Walking along the Venice Beach Boardwalk much of the vibrancy seems at odds with its sprawling homlessness encampment––a patchwork of tents, sleeping bags, and shopping carts. Riding along the E-Line, smaller encampments can be seen along highway bridge crossings, skirting Sawtelle’s bustling Japantown, spreading far beyond Skid Row.
Los Angeles’ widespread encampments speak to a fraction of California’s statewide housing crisis that impacts low and middle-income individuals and families faced with a statewide housing shortage of nearly 3.5 million homes.
According to the Skid Row Housing Trust (the Trust), whose mission is to provide permanent supportive housing, those experiencing homelessness come from varied low-income backgrounds as artists, elders, counselors, veterans, chefs and gardeners. Added to this list there are many more housing-insecure Angelenos, from renters, to students, teachers, and essential workers, who could also fall in the cycle of homelessness –while an average of 207 people exit homelessness every day, 227 people become homeless.
Decades of resistance to new housing, especially in coastal communities, have resulted in unbearably high rents, worsened inequality, and displacement of low-income residents.
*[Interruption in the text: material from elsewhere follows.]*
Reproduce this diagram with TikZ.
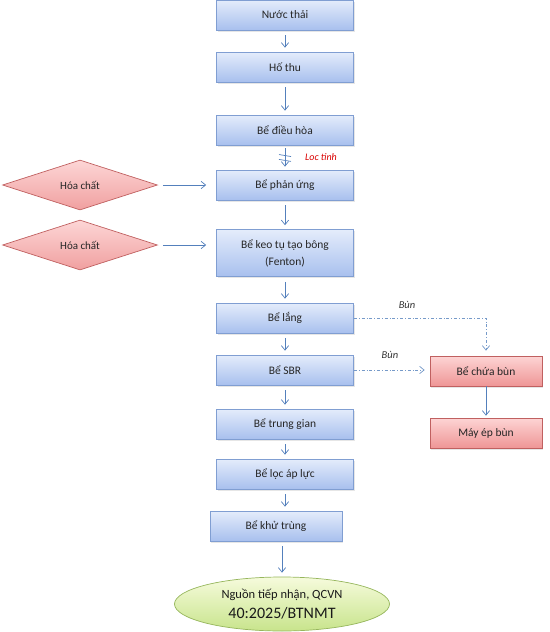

Leonora Camner is an attorney and a long-time advocate for more housing and more affordable housing, who used to defend tenants from eviction. Currently she leads the volunteer-driven movement Abundant Housing LA, a pro-housing, nonprofit advocacy organization working to reform land use and zoning codes to make housing more affordable. Their efforts to address the structural causes of homelessness and housing shortage in Los Angeles represent a more holistic approach aiming at improving access to jobs and transit, promoting greater environmental sustainability, and advancing racial and economic equity.
“At the heart of the housing crisis in California is exclusionary zoning which has created an artificial housing shortage. Restrictions and disinvestment on multifamily housing production due to zoning laws have allowed a vocal minority of affluent residents to block badly-needed affordable homes in Los Angeles,” argues Abundant Housing LA.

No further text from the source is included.